What is being asked: Give every entry again, unchanged, and leave its images out.

Working data:
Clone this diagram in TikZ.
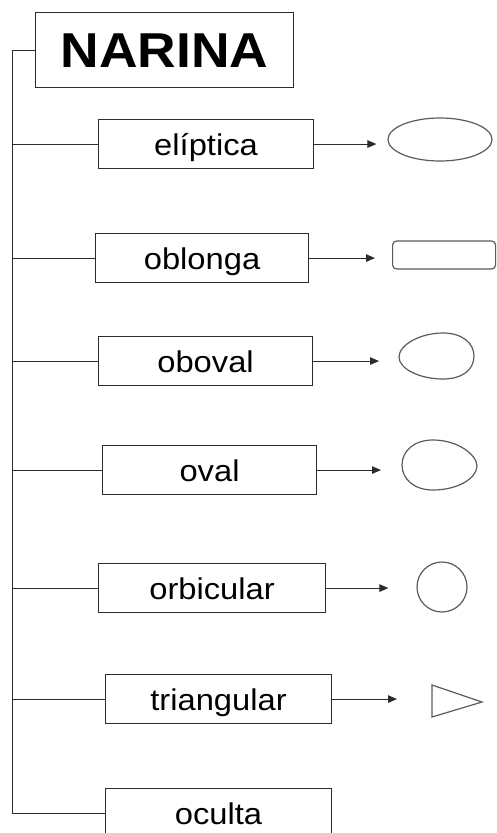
\documentclass[tikz,border=0pt]{standalone}
\usepackage{fontspec}
\setmainfont{Liberation Sans}[FakeStretch=1.09]
\usetikzlibrary{arrows.meta,shapes.geometric}
\definecolor{cLine}{HTML}{2B2B2B}
\definecolor{cShape}{HTML}{5A5A5A}

\begin{document}
\begin{tikzpicture}[
    x=1pt, y=-1pt,
    font=\fontsize{30}{36}\selectfont,
    box/.style={draw=cLine, line width=1.1pt, minimum height=49pt, inner sep=0pt,
        text height=22pt, text depth=0pt, anchor=north west},
    ln/.style={cLine, line width=1pt},
    arr/.style={-{Triangle[length=9pt,width=7.5pt]}, line width=1pt, cLine},
    shp/.style={draw=cShape, line width=1.2pt, inner sep=0pt}
]
\useasboundingbox (0,0) rectangle (496,833);

\node[box, minimum width=258pt, minimum height=75pt, text height=35pt,
    font=\fontsize{49}{56}\selectfont\bfseries] (narina) at (35,12) {NARINA};
\node[box, minimum width=215pt] (elip) at (98,119) {elíptica};
\node[box, minimum width=213pt] (oblo) at (95,233) {oblonga};
\node[box, minimum width=214pt] (obov) at (98,336) {oboval};
\node[box, minimum width=214pt] (oval) at (102,445) {oval};
\node[box, minimum width=227pt] (orbi) at (98,563) {orbicular};
\node[box, minimum width=226pt] (tria) at (105,674) {triangular};
\node[box, minimum width=226pt] (ocul) at (105,788) {oculta};

\node[shp, ellipse, minimum width=104pt, minimum height=43pt] (elipS) at (440,139.5) {};
\node[shp, rounded corners=4pt, minimum width=103pt, minimum height=28pt, anchor=west] (obloS) at (392,255) {};
\node[shp, circle, minimum size=50pt] (orbiS) at (442,587) {};
\coordinate (obovS) at (399,357);
\coordinate (ovalS) at (402,465);
\coordinate (triaS) at (432,701);

\draw[shp] (obovS) .. controls (399,345) and (420,333) .. (443,333)
    .. controls (462,333) and (474,343) .. (474,356)
    .. controls (474,370) and (462,379) .. (443,379)
    .. controls (420,379) and (399,369) .. (obovS);
\draw[shp] (ovalS) .. controls (402,451) and (414,440) .. (433,440)
    .. controls (458,440) and (477,455) .. (477,466)
    .. controls (477,478) and (458,490) .. (433,490)
    .. controls (414,490) and (402,479) .. (ovalS);
\draw[shp] (triaS) -- ++(0,-16) -- ++(50,17) -- ++(-50,15) -- cycle;

\coordinate (spine) at (12,0);
\draw[ln] (narina.west) -- (narina.west -| spine) |- (ocul.west);
\foreach \b in {elip,oblo,obov,oval,orbi,tria}
    \draw[ln] (\b.west -| spine) -- (\b.west);

\draw[arr, shorten >=11pt] (elip.east) -- (elip.east -| elipS.west);
\draw[arr, shorten >=17pt] (oblo.east) -- (oblo.east -| obloS.west);
\draw[arr, shorten >=20pt] (obov.east) -- (obov.east -| obovS);
\draw[arr, shorten >=21pt] (oval.east) -- (oval.east -| ovalS);
\draw[arr, shorten >=28pt] (orbi.east) -- (orbi.east -| orbiS.west);
\draw[arr, shorten >=35pt] (tria.east) -- (tria.east -| triaS);
\end{tikzpicture}
\end{document}
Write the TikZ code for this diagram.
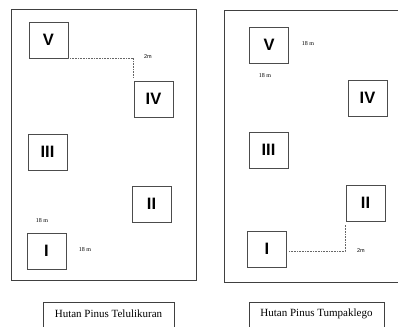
\documentclass[tikz,border=0pt]{standalone}
\usepackage{fontspec}
\setmainfont{Liberation Serif}
\newfontfamily\plotfont{Liberation Sans}
\usepackage{xcolor}
\usepackage{tikz}

\begin{document}
\begin{tikzpicture}[x=1pt,y=-1pt,
                    plotbox/.style={draw=black!70, line width=0.8pt, fill=white,
                                    minimum width=39pt, minimum height=36pt,
                                    font=\plotfont\fontsize{16.5}{16.5}\selectfont\bfseries},
                    sizelabel/.style={font=\fontsize{6}{6}\selectfont},
                    gaplabel/.style={font=\plotfont\fontsize{5.5}{5.5}\selectfont},
                    gapline/.style={draw=black!60, line width=0.6pt, dash pattern=on 1pt off 0.6pt}
                   ]
  \useasboundingbox (0,0) rectangle (398,326);
  \clip (0,0) rectangle (398,326);

  % areal hutan
  \draw[black!75, line width=0.8pt] (11,9) rectangle (196,280);
  \draw[black!75, line width=0.8pt] (224,10) rectangle (410,282);

  % Telulikuran
  \node[plotbox] (tV)   at (48.5,40)  {V};
  \node[plotbox] (tIV)  at (153.5,99) {IV};
  \node[plotbox] (tIII) at (47.5,152) {III};
  \node[plotbox] (tII)  at (151.5,204) {II};
  \node[plotbox] (tI)   at (46.5,251) {I};
  \node[sizelabel] (tTop)   at (42,221) {18 m};
  \node[sizelabel] (tSide)  at (85,250) {18 m};
  \coordinate (tBend) at (tV.south east -| 133,0);
  \coordinate (tEnd) at (133,78);
  \draw[gapline] (tV.south east) -- (tBend) -- (tEnd);
  \node[gaplabel] (tGap) at (148,57) {2m};

  % Tumpaklego
  \node[plotbox] (pV)   at (269,45)   {V};
  \node[plotbox] (pIV)  at (367.5,98) {IV};
  \node[plotbox] (pIII) at (268.5,150) {III};
  \node[plotbox] (pII)  at (365.5,203) {II};
  \node[plotbox] (pI)   at (267,249)  {I};
  \node[sizelabel] (pSide) at (308,44) {18 m};
  \node[sizelabel] (pTop)  at (265,76) {18 m};
  \coordinate (pStart) at (289,251);
  \coordinate (pBend) at (345,251);
  \draw[gapline] (pStart) -- (pBend) -- (pBend |- 0,225);
  \node[gaplabel] (pGap) at (361,251) {2m};

  % keterangan
  \draw[black!75, line width=0.7pt] (43,302) rectangle (174,340);
  \node[font=\fontsize{11}{11}\selectfont] (capT) at (108.5,313.5) {Hutan Pinus Telulikuran};
  \draw[black!75, line width=0.7pt] (249,302) rectangle (384,340);
  \node[font=\fontsize{11}{11}\selectfont] (capP) at (316.5,313.5) {Hutan Pinus Tumpaklego};
\end{tikzpicture}
\end{document}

Solution for this task:
Clone this diagram in TikZ.
\documentclass[tikz,border=0pt]{standalone}
\usepackage{fontspec}
\setmainfont{Liberation Sans}[FakeStretch=1.09]
\usetikzlibrary{arrows.meta,shapes.geometric}
\definecolor{cLine}{HTML}{2B2B2B}
\definecolor{cShape}{HTML}{5A5A5A}

\begin{document}
\begin{tikzpicture}[
    x=1pt, y=-1pt,
    font=\fontsize{30}{36}\selectfont,
    box/.style={draw=cLine, line width=1.1pt, minimum height=49pt, inner sep=0pt,
        text height=22pt, text depth=0pt, anchor=north west},
    ln/.style={cLine, line width=1pt},
    arr/.style={-{Triangle[length=9pt,width=7.5pt]}, line width=1pt, cLine},
    shp/.style={draw=cShape, line width=1.2pt, inner sep=0pt}
]
\useasboundingbox (0,0) rectangle (496,833);

\node[box, minimum width=258pt, minimum height=75pt, text height=35pt,
    font=\fontsize{49}{56}\selectfont\bfseries] (narina) at (35,12) {NARINA};
\node[box, minimum width=215pt] (elip) at (98,119) {elíptica};
\node[box, minimum width=213pt] (oblo) at (95,233) {oblonga};
\node[box, minimum width=214pt] (obov) at (98,336) {oboval};
\node[box, minimum width=214pt] (oval) at (102,445) {oval};
\node[box, minimum width=227pt] (orbi) at (98,563) {orbicular};
\node[box, minimum width=226pt] (tria) at (105,674) {triangular};
\node[box, minimum width=226pt] (ocul) at (105,788) {oculta};

\node[shp, ellipse, minimum width=104pt, minimum height=43pt] (elipS) at (440,139.5) {};
\node[shp, rounded corners=4pt, minimum width=103pt, minimum height=28pt, anchor=west] (obloS) at (392,255) {};
\node[shp, circle, minimum size=50pt] (orbiS) at (442,587) {};
\coordinate (obovS) at (399,357);
\coordinate (ovalS) at (402,465);
\coordinate (triaS) at (432,701);

\draw[shp] (obovS) .. controls (399,345) and (420,333) .. (443,333)
    .. controls (462,333) and (474,343) .. (474,356)
    .. controls (474,370) and (462,379) .. (443,379)
    .. controls (420,379) and (399,369) .. (obovS);
\draw[shp] (ovalS) .. controls (402,451) and (414,440) .. (433,440)
    .. controls (458,440) and (477,455) .. (477,466)
    .. controls (477,478) and (458,490) .. (433,490)
    .. controls (414,490) and (402,479) .. (ovalS);
\draw[shp] (triaS) -- ++(0,-16) -- ++(50,17) -- ++(-50,15) -- cycle;

\coordinate (spine) at (12,0);
\draw[ln] (narina.west) -- (narina.west -| spine) |- (ocul.west);
\foreach \b in {elip,oblo,obov,oval,orbi,tria}
    \draw[ln] (\b.west -| spine) -- (\b.west);

\draw[arr, shorten >=11pt] (elip.east) -- (elip.east -| elipS.west);
\draw[arr, shorten >=17pt] (oblo.east) -- (oblo.east -| obloS.west);
\draw[arr, shorten >=20pt] (obov.east) -- (obov.east -| obovS);
\draw[arr, shorten >=21pt] (oval.east) -- (oval.east -| ovalS);
\draw[arr, shorten >=28pt] (orbi.east) -- (orbi.east -| orbiS.west);
\draw[arr, shorten >=35pt] (tria.east) -- (tria.east -| triaS);
\end{tikzpicture}
\end{document}
Write the TikZ code for this diagram.
\documentclass[tikz,border=0pt]{standalone}
\usepackage{fontspec}
\setmainfont{Liberation Serif}
\newfontfamily\plotfont{Liberation Sans}
\usepackage{xcolor}
\usepackage{tikz}

\begin{document}
\begin{tikzpicture}[x=1pt,y=-1pt,
                    plotbox/.style={draw=black!70, line width=0.8pt, fill=white,
                                    minimum width=39pt, minimum height=36pt,
                                    font=\plotfont\fontsize{16.5}{16.5}\selectfont\bfseries},
                    sizelabel/.style={font=\fontsize{6}{6}\selectfont},
                    gaplabel/.style={font=\plotfont\fontsize{5.5}{5.5}\selectfont},
                    gapline/.style={draw=black!60, line width=0.6pt, dash pattern=on 1pt off 0.6pt}
                   ]
  \useasboundingbox (0,0) rectangle (398,326);
  \clip (0,0) rectangle (398,326);

  % areal hutan
  \draw[black!75, line width=0.8pt] (11,9) rectangle (196,280);
  \draw[black!75, line width=0.8pt] (224,10) rectangle (410,282);

  % Telulikuran
  \node[plotbox] (tV)   at (48.5,40)  {V};
  \node[plotbox] (tIV)  at (153.5,99) {IV};
  \node[plotbox] (tIII) at (47.5,152) {III};
  \node[plotbox] (tII)  at (151.5,204) {II};
  \node[plotbox] (tI)   at (46.5,251) {I};
  \node[sizelabel] (tTop)   at (42,221) {18 m};
  \node[sizelabel] (tSide)  at (85,250) {18 m};
  \coordinate (tBend) at (tV.south east -| 133,0);
  \coordinate (tEnd) at (133,78);
  \draw[gapline] (tV.south east) -- (tBend) -- (tEnd);
  \node[gaplabel] (tGap) at (148,57) {2m};

  % Tumpaklego
  \node[plotbox] (pV)   at (269,45)   {V};
  \node[plotbox] (pIV)  at (367.5,98) {IV};
  \node[plotbox] (pIII) at (268.5,150) {III};
  \node[plotbox] (pII)  at (365.5,203) {II};
  \node[plotbox] (pI)   at (267,249)  {I};
  \node[sizelabel] (pSide) at (308,44) {18 m};
  \node[sizelabel] (pTop)  at (265,76) {18 m};
  \coordinate (pStart) at (289,251);
  \coordinate (pBend) at (345,251);
  \draw[gapline] (pStart) -- (pBend) -- (pBend |- 0,225);
  \node[gaplabel] (pGap) at (361,251) {2m};

  % keterangan
  \draw[black!75, line width=0.7pt] (43,302) rectangle (174,340);
  \node[font=\fontsize{11}{11}\selectfont] (capT) at (108.5,313.5) {Hutan Pinus Telulikuran};
  \draw[black!75, line width=0.7pt] (249,302) rectangle (384,340);
  \node[font=\fontsize{11}{11}\selectfont] (capP) at (316.5,313.5) {Hutan Pinus Tumpaklego};
\end{tikzpicture}
\end{document}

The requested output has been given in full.